The exercise:
Transcribe the records below exactly.

═══ Exercise data ═══

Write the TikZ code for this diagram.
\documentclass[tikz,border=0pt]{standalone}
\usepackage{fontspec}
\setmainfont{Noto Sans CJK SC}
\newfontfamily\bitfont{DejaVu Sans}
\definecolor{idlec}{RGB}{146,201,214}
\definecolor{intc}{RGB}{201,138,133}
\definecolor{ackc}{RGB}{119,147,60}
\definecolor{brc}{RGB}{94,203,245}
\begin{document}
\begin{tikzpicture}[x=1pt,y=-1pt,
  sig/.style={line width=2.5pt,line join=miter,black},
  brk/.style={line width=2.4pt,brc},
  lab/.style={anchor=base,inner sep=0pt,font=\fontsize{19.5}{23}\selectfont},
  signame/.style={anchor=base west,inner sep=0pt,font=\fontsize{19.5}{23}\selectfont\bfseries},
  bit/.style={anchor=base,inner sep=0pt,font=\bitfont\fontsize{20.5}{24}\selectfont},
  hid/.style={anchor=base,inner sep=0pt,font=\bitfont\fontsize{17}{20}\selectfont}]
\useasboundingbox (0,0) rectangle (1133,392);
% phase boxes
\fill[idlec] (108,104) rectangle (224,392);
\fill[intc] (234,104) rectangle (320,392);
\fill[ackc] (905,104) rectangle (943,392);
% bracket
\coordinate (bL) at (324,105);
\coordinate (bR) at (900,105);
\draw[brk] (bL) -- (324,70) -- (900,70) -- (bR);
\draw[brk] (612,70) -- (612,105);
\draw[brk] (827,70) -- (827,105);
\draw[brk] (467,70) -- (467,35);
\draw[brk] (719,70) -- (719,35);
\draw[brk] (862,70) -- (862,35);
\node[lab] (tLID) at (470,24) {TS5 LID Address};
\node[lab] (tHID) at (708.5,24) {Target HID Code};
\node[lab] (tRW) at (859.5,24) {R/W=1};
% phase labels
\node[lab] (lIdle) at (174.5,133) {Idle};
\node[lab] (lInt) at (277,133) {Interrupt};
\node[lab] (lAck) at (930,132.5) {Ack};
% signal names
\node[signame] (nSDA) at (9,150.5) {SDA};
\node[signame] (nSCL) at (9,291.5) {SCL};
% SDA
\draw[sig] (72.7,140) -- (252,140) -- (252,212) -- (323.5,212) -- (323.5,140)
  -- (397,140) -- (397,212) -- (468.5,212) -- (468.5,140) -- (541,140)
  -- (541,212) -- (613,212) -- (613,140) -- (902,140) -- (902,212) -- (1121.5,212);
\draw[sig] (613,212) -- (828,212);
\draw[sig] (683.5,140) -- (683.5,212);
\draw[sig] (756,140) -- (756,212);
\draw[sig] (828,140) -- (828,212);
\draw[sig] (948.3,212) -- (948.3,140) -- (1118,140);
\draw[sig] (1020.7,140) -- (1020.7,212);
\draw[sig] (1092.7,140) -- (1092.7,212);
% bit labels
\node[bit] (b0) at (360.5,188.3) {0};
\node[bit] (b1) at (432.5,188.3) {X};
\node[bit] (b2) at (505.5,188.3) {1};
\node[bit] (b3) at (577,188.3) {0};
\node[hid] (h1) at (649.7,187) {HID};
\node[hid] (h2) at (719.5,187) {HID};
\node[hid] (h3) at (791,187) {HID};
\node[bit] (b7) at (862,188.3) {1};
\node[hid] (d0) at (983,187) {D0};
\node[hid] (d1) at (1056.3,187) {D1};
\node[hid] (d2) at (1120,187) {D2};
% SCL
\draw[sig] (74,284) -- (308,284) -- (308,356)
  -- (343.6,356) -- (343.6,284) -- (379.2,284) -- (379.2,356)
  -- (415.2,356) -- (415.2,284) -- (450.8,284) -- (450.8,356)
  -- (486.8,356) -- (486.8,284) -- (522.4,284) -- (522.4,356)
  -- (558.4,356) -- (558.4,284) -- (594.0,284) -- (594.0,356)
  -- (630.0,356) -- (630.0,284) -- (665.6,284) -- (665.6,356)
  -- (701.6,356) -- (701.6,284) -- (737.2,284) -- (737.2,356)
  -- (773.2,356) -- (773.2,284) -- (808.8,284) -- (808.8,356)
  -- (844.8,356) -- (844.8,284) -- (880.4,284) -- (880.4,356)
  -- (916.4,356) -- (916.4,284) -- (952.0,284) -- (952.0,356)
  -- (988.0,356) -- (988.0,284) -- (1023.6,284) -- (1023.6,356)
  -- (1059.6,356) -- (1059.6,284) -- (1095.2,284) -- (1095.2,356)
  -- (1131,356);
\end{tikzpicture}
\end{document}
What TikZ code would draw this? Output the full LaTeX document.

═══

Answer to the problem:
Write the TikZ code for this diagram.
\documentclass[tikz,border=0pt]{standalone}
\usepackage{fontspec}
\setmainfont{Noto Sans CJK SC}
\newfontfamily\bitfont{DejaVu Sans}
\definecolor{idlec}{RGB}{146,201,214}
\definecolor{intc}{RGB}{201,138,133}
\definecolor{ackc}{RGB}{119,147,60}
\definecolor{brc}{RGB}{94,203,245}
\begin{document}
\begin{tikzpicture}[x=1pt,y=-1pt,
  sig/.style={line width=2.5pt,line join=miter,black},
  brk/.style={line width=2.4pt,brc},
  lab/.style={anchor=base,inner sep=0pt,font=\fontsize{19.5}{23}\selectfont},
  signame/.style={anchor=base west,inner sep=0pt,font=\fontsize{19.5}{23}\selectfont\bfseries},
  bit/.style={anchor=base,inner sep=0pt,font=\bitfont\fontsize{20.5}{24}\selectfont},
  hid/.style={anchor=base,inner sep=0pt,font=\bitfont\fontsize{17}{20}\selectfont}]
\useasboundingbox (0,0) rectangle (1133,392);
% phase boxes
\fill[idlec] (108,104) rectangle (224,392);
\fill[intc] (234,104) rectangle (320,392);
\fill[ackc] (905,104) rectangle (943,392);
% bracket
\coordinate (bL) at (324,105);
\coordinate (bR) at (900,105);
\draw[brk] (bL) -- (324,70) -- (900,70) -- (bR);
\draw[brk] (612,70) -- (612,105);
\draw[brk] (827,70) -- (827,105);
\draw[brk] (467,70) -- (467,35);
\draw[brk] (719,70) -- (719,35);
\draw[brk] (862,70) -- (862,35);
\node[lab] (tLID) at (470,24) {TS5 LID Address};
\node[lab] (tHID) at (708.5,24) {Target HID Code};
\node[lab] (tRW) at (859.5,24) {R/W=1};
% phase labels
\node[lab] (lIdle) at (174.5,133) {Idle};
\node[lab] (lInt) at (277,133) {Interrupt};
\node[lab] (lAck) at (930,132.5) {Ack};
% signal names
\node[signame] (nSDA) at (9,150.5) {SDA};
\node[signame] (nSCL) at (9,291.5) {SCL};
% SDA
\draw[sig] (72.7,140) -- (252,140) -- (252,212) -- (323.5,212) -- (323.5,140)
  -- (397,140) -- (397,212) -- (468.5,212) -- (468.5,140) -- (541,140)
  -- (541,212) -- (613,212) -- (613,140) -- (902,140) -- (902,212) -- (1121.5,212);
\draw[sig] (613,212) -- (828,212);
\draw[sig] (683.5,140) -- (683.5,212);
\draw[sig] (756,140) -- (756,212);
\draw[sig] (828,140) -- (828,212);
\draw[sig] (948.3,212) -- (948.3,140) -- (1118,140);
\draw[sig] (1020.7,140) -- (1020.7,212);
\draw[sig] (1092.7,140) -- (1092.7,212);
% bit labels
\node[bit] (b0) at (360.5,188.3) {0};
\node[bit] (b1) at (432.5,188.3) {X};
\node[bit] (b2) at (505.5,188.3) {1};
\node[bit] (b3) at (577,188.3) {0};
\node[hid] (h1) at (649.7,187) {HID};
\node[hid] (h2) at (719.5,187) {HID};
\node[hid] (h3) at (791,187) {HID};
\node[bit] (b7) at (862,188.3) {1};
\node[hid] (d0) at (983,187) {D0};
\node[hid] (d1) at (1056.3,187) {D1};
\node[hid] (d2) at (1120,187) {D2};
% SCL
\draw[sig] (74,284) -- (308,284) -- (308,356)
  -- (343.6,356) -- (343.6,284) -- (379.2,284) -- (379.2,356)
  -- (415.2,356) -- (415.2,284) -- (450.8,284) -- (450.8,356)
  -- (486.8,356) -- (486.8,284) -- (522.4,284) -- (522.4,356)
  -- (558.4,356) -- (558.4,284) -- (594.0,284) -- (594.0,356)
  -- (630.0,356) -- (630.0,284) -- (665.6,284) -- (665.6,356)
  -- (701.6,356) -- (701.6,284) -- (737.2,284) -- (737.2,356)
  -- (773.2,356) -- (773.2,284) -- (808.8,284) -- (808.8,356)
  -- (844.8,356) -- (844.8,284) -- (880.4,284) -- (880.4,356)
  -- (916.4,356) -- (916.4,284) -- (952.0,284) -- (952.0,356)
  -- (988.0,356) -- (988.0,284) -- (1023.6,284) -- (1023.6,356)
  -- (1059.6,356) -- (1059.6,284) -- (1095.2,284) -- (1095.2,356)
  -- (1131,356);
\end{tikzpicture}
\end{document}
What TikZ code would draw this? Output the full LaTeX document.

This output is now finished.